Principle 7: Recognise and manage risk
The board has established policies on risk oversight and management. In addition, the chief executive officer and the director of finance have stated to the board in writing that:
- the integrity of financial statements is founded on a system of risk management and internal compliance and control which implements the policies adopted by the board
- the risk management and internal compliance and control system is operating efficiently and effectively in all material respects.
Finsia has adequate risk management and compliance controls in place.
The board also, on a regular basis, receives reports about the strength of the risk management framework and processes.
IT infrastructure and services are outsourced to an external hosting facility. In the event of a significant business disruption effective recovery procedures are provided for within the Business Continuity Plan (BCP), which is reviewed on an annual basis.
The audit committee reviews the status of risk and compliance. The risk matrix, developed in 2006, complements the quarterly, half-yearly and annual compliance reports, which identify, assess, monitor and manage material risk throughout the organisation.
A fraud control plan and a whistleblower policy are also in place.
Principle 8: Remunerate fairly and responsibly
The remuneration committee is combined with the nominations committee and comprises the president and vice president or as determined by the board from time to time.
Attendance at meetings of the committee is shown in the directors’ report on page 25.
We have an annual salary and bonus review process for all staff.
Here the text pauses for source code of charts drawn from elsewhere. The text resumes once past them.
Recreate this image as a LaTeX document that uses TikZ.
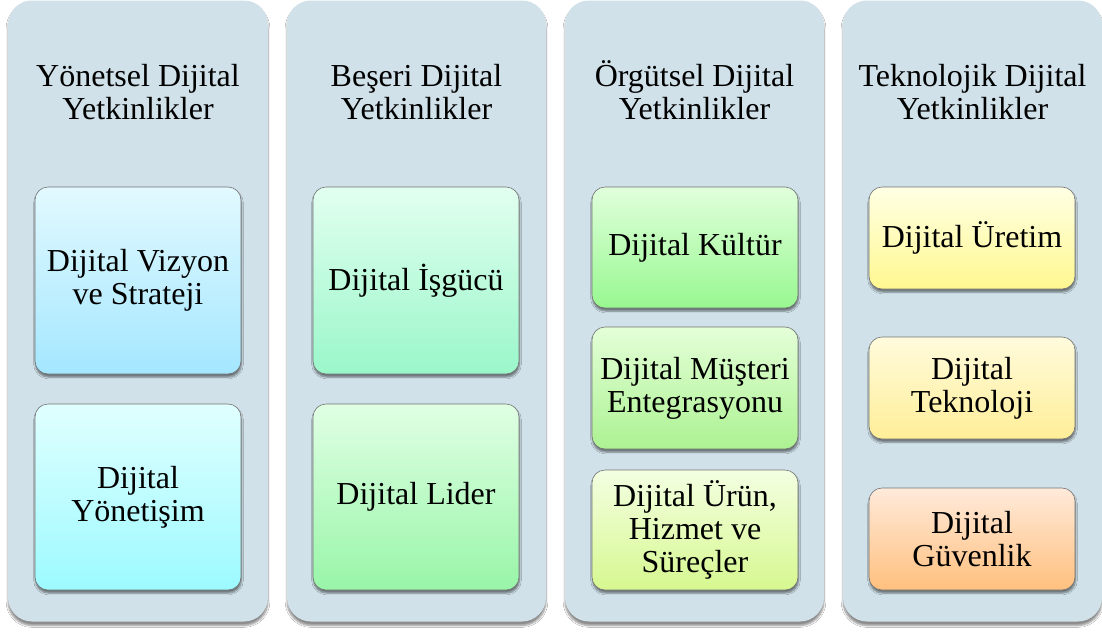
\documentclass[tikz,border=0pt]{standalone}
\usepackage{fontspec}
\setmainfont{Liberation Serif}
\usetikzlibrary{shadows,shadows.blur}
\definecolor{panelbg}{HTML}{D0E1E9}
\definecolor{c1atop}{HTML}{E2F9FF}\definecolor{c1abot}{HTML}{A4E7FF}
\definecolor{c1btop}{HTML}{E0FFFF}\definecolor{c1bbot}{HTML}{9CFAFF}
\definecolor{c2atop}{HTML}{E2FFF0}\definecolor{c2abot}{HTML}{9AF7CA}
\definecolor{c2btop}{HTML}{E0FFE4}\definecolor{c2bbot}{HTML}{98F5A8}
\definecolor{c3atop}{HTML}{E0FFDC}\definecolor{c3abot}{HTML}{98F890}
\definecolor{c3btop}{HTML}{E4FFD8}\definecolor{c3bbot}{HTML}{ACF292}
\definecolor{c3ctop}{HTML}{F4FFE2}\definecolor{c3cbot}{HTML}{D6F890}
\definecolor{c4atop}{HTML}{FFFFE4}\definecolor{c4abot}{HTML}{FFF890}
\definecolor{c4btop}{HTML}{FFFBDC}\definecolor{c4bbot}{HTML}{FFEE98}
\definecolor{c4ctop}{HTML}{FFEADA}\definecolor{c4cbot}{HTML}{FFC07E}
\newcommand\capline{\vphantom{Ö}}
\tikzset{
  panel/.style={rectangle, rounded corners=24pt, fill=panelbg, inner sep=0pt,
    minimum width=#1, minimum height=621pt,
    blur shadow={shadow blur steps=6, shadow xshift=0pt, shadow yshift=-4pt,
      shadow opacity=45, shadow blur extra rounding=2pt}},
  paneltitle/.style={align=center, font=\fontsize{32}{33}\selectfont, inner sep=0pt},
  item/.style={rectangle, rounded corners=13pt, draw=black!55, line width=0.6pt,
    minimum width=206pt, minimum height=#1, inner sep=2pt, align=center,
    font=\fontsize{32}{33}\selectfont,
    blur shadow={shadow blur steps=5, shadow xshift=0.5pt, shadow yshift=-3pt,
      shadow opacity=50, shadow blur extra rounding=1.5pt}},
  shadecol/.style={top color=#1top, bottom color=#1bot}
}
\begin{document}
\begin{tikzpicture}[x=1pt, y=-1pt]
  \useasboundingbox (0,0) rectangle (1102,632);
  \fill[white] (0,0) rectangle (1102,632);

  % column panels
  \node[panel=260pt] (p1) at (138,311) {};
  \node[panel=259pt] (p2) at (416.5,311) {};
  \node[panel=259pt] (p3) at (694.5,311) {};
  \node[panel=259pt] (p4) at (972.5,311) {};

  % column headings
  \node[paneltitle] (t1) at (138,90) {\capline Yönetsel Dijital\\Yetkinlikler};
  \node[paneltitle] (t2) at (416.5,90) {\capline Beşeri Dijital\\Yetkinlikler};
  \node[paneltitle] (t3) at (694.5,90) {\capline Örgütsel Dijital\\Yetkinlikler};
  \node[paneltitle] (t4) at (972.5,90) {\capline Teknolojik Dijital\\Yetkinlikler};

  % managerial competencies
  \node[item=187pt, shadecol=c1a] (a1) at (138,280.5) {Dijital Vizyon\\ve Strateji};
  \node[item=186pt, shadecol=c1b] (a2) at (138,497) {Dijital\\Yönetişim};

  % human competencies
  \node[item=187pt, shadecol=c2a] (b1) at (416,280.5) {Dijital İşgücü};
  \node[item=186pt, shadecol=c2b] (b2) at (416,497) {Dijital Lider};

  % organisational competencies
  \node[item=121pt, shadecol=c3a] (c1) at (695,247.5) {Dijital Kültür};
  \node[item=122pt, shadecol=c3b] (c2) at (695,388) {Dijital Müşteri\\Entegrasyonu};
  \node[item=120pt, shadecol=c3c] (c3) at (695,530) {Dijital Ürün,\\Hizmet ve\\Süreçler};

  % technological competencies
  \node[item=102pt, shadecol=c4a] (d1) at (972,238) {Dijital Üretim};
  \node[item=102pt, shadecol=c4b] (d2) at (972,388) {Dijital\\Teknoloji};
  \node[item=102pt, shadecol=c4c] (d3) at (972,539) {Dijital\\Güvenlik};
\end{tikzpicture}
\end{document}
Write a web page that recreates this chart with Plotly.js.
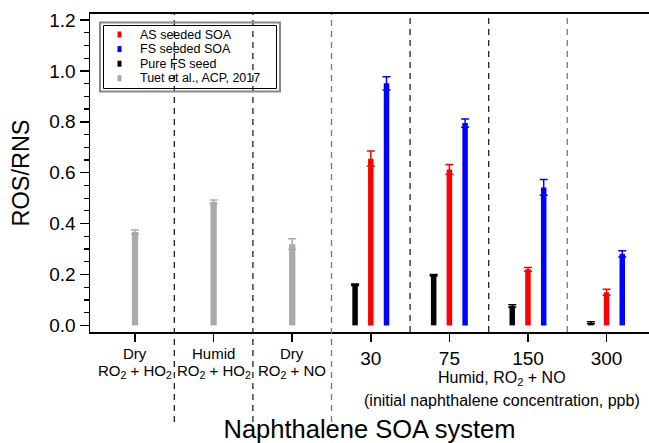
<!DOCTYPE html>
<html>
<head>
<meta charset="utf-8">
<script src="https://cdn.plot.ly/plotly-3.0.1.min.js"></script>
<style>html,body{margin:0;padding:0;background:#fff;}#chart{width:649px;height:443px;}</style>
</head>
<body>
<div id="chart"></div>
<script>
// ---- data ----
const categories = ['Dry<br>RO<sub>2</sub> + HO<sub>2</sub>', 'Humid<br>RO<sub>2</sub> + HO<sub>2</sub>', 'Dry<br>RO<sub>2</sub> + NO', '30', '75', '150', '300'];
const tuetCats = ['Dry<br>RO<sub>2</sub> + HO<sub>2</sub>', 'Humid<br>RO<sub>2</sub> + HO<sub>2</sub>', 'Dry<br>RO<sub>2</sub> + NO'];
const concCats = ['30', '75', '150', '300'];

const tuetVals = [0.367, 0.485, 0.319];
const tuetErr  = [0.008, 0.008, 0.021];

const pureFSVals = [0.160, 0.197, 0.076, 0.010];
const pureFSErr  = [0.003, 0.003, 0.005, 0.004];

const asVals = [0.655, 0.613, 0.220, 0.130];
const asErr  = [0.030, 0.019, 0.007, 0.012];

const fsVals = [0.951, 0.795, 0.542, 0.281];
const fsErr  = [0.026, 0.016, 0.031, 0.012];

const seriesNames = ['AS seeded SOA', 'FS seeded SOA', 'Pure FS seed', 'Tuet et al., ACP, 2017'];
const seriesColors = ['#ff0000', '#0000ff', '#000000', '#aaaaaa'];

const yTitle = 'ROS/RNS';
const xTitle = 'Naphthalene SOA system';
const subLabel1 = 'Humid, RO<sub>2</sub> + NO';
const subLabel2 = '(initial naphthalene concentration, ppb)';

// ---- layout helpers ----
const W = 649, H = 443, ML = 90, MR = 0, MT = 14, MB = 111;
const pw = W - ML - MR, ph = H - MT - MB;
const px2x = px => (px - ML) / pw;
const py2y = py => (H - MB - py) / ph;

function barTrace(name, cats, vals, errs, color, width, offset) {
  return {
    type: 'bar', name: name, x: cats, y: vals,
    width: width, offset: offset,
    marker: {color: color, line: {width: 0}},
    error_y: {type: 'data', array: errs, visible: true, color: color, thickness: 1.5, width: 4},
    showlegend: false
  };
}

const traces = [
  barTrace(seriesNames[3], tuetCats, tuetVals, tuetErr, seriesColors[3], 0.08, -0.04),
  barTrace(seriesNames[2], concCats, pureFSVals, pureFSErr, seriesColors[2], 0.07, -0.235),
  barTrace(seriesNames[0], concCats, asVals, asErr, seriesColors[0], 0.07, -0.035),
  barTrace(seriesNames[1], concCats, fsVals, fsErr, seriesColors[1], 0.07, 0.165)
];

const isNum = c => /^\d+$/.test(c);
const tickText = categories.map(c => isNum(c) ? c : '');

const shapes = [];
// dashed separators between groups
for (let i = 0; i < categories.length - 1; i++) {
  const extend = i < 3;
  shapes.push({
    type: 'line', xref: 'x', yref: 'paper',
    x0: i + 0.5, x1: i + 0.5,
    y0: extend ? py2y(422) : 0, y1: 1,
    line: {color: (i === 2 || i === 5) ? '#777' : '#222', width: 1.3, dash: '6px,5px'}
  });
}
// legend boxes (double frame)
shapes.push({type: 'rect', xref: 'paper', yref: 'paper', x0: px2x(100), x1: px2x(280), y0: py2y(91.5), y1: py2y(22.5), line: {color: '#888', width: 2}, fillcolor: 'rgba(0,0,0,0)'});
shapes.push({type: 'rect', xref: 'paper', yref: 'paper', x0: px2x(103.5), x1: px2x(276.5), y0: py2y(88.5), y1: py2y(25.5), line: {color: '#000', width: 1}, fillcolor: 'rgba(0,0,0,0)'});

const annotations = [];
const legendOrder = [0, 1, 2, 3];
legendOrder.forEach((k, i) => {
  const yc = 34.5 + 14.6 * i;
  shapes.push({type: 'rect', xref: 'paper', yref: 'paper', x0: px2x(117.5), x1: px2x(121.5), y0: py2y(yc + 3), y1: py2y(yc - 3), line: {width: 0}, fillcolor: seriesColors[k]});
  annotations.push({xref: 'paper', yref: 'paper', x: px2x(137.5), y: py2y(yc), xanchor: 'left', yanchor: 'middle', showarrow: false, text: seriesNames[k], font: {size: 12.5, color: '#000'}});
});
// condition labels (two lines each) under the first three groups
categories.filter(c => !isNum(c)).forEach(c => {
  const lines = c.split('<br>');
  annotations.push({xref: 'x', yref: 'paper', x: c, y: py2y(353), xanchor: 'center', yanchor: 'middle', showarrow: false, text: lines[0], font: {size: 15, color: '#000'}});
  annotations.push({xref: 'x', yref: 'paper', x: c, y: py2y(371), xanchor: 'center', yanchor: 'middle', showarrow: false, text: lines[1], font: {size: 15, color: '#000'}});
});
annotations.push({xref: 'paper', yref: 'paper', x: px2x(502), y: py2y(378.5), xanchor: 'center', yanchor: 'middle', showarrow: false, text: subLabel1, font: {size: 16, color: '#000'}});
annotations.push({xref: 'paper', yref: 'paper', x: px2x(502), y: py2y(400), xanchor: 'center', yanchor: 'middle', showarrow: false, text: subLabel2, font: {size: 16, color: '#000'}});

const layout = {
  width: W, height: H,
  margin: {l: ML, r: MR, t: MT, b: MB, pad: 0},
  paper_bgcolor: '#fff', plot_bgcolor: '#fff',
  font: {family: 'Liberation Sans, Arial, Helvetica, sans-serif', color: '#000'},
  barmode: 'overlay',
  showlegend: false,
  xaxis: {
    type: 'category', categoryorder: 'array', categoryarray: categories,
    tickvals: categories, ticktext: tickText,
    range: [-0.573, 6.54],
    showline: true, linewidth: 2, linecolor: '#000', mirror: true,
    ticks: 'outside', ticklen: 8, tickwidth: 1.5, tickcolor: '#000',
    tickfont: {size: 19}, ticklabelstandoff: 0,
    showgrid: false, zeroline: false,
    title: {text: xTitle, font: {size: 25.5}, standoff: 62},
    automargin: false
  },
  yaxis: {
    range: [-0.026, 1.2236],
    dtick: 0.2, tick0: 0, tickformat: '.1f',
    showline: true, linewidth: 1.5, linecolor: '#000',
    ticks: 'outside', ticklen: 9, tickwidth: 1.5, tickcolor: '#000',
    minor: {dtick: 0.05, ticks: 'outside', ticklen: 5, tickwidth: 1.2, tickcolor: '#000'},
    tickfont: {size: 19},
    showgrid: false, zeroline: false,
    title: {text: yTitle, font: {size: 23.5}, standoff: 13},
    automargin: false
  },
  shapes: shapes,
  annotations: annotations
};

Plotly.newPlot('chart', traces, layout, {displayModeBar: false, staticPlot: true});
</script>
</body>
</html>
Payments of any salary and bonus amounts are market driven, performance-based and discretionary.
We operate a variable incentive program, which has delivered an enhanced capability to drive individual employee performance and to reward high performance and further support Finsia’s performance culture.
The constitution prohibits remuneration of any director in his or her capacity as a member of the board, other than any salary payment due to the director as a Finsia employee.
Details of directors’ remuneration and superannuation are set out in Note 15 of the financial statements.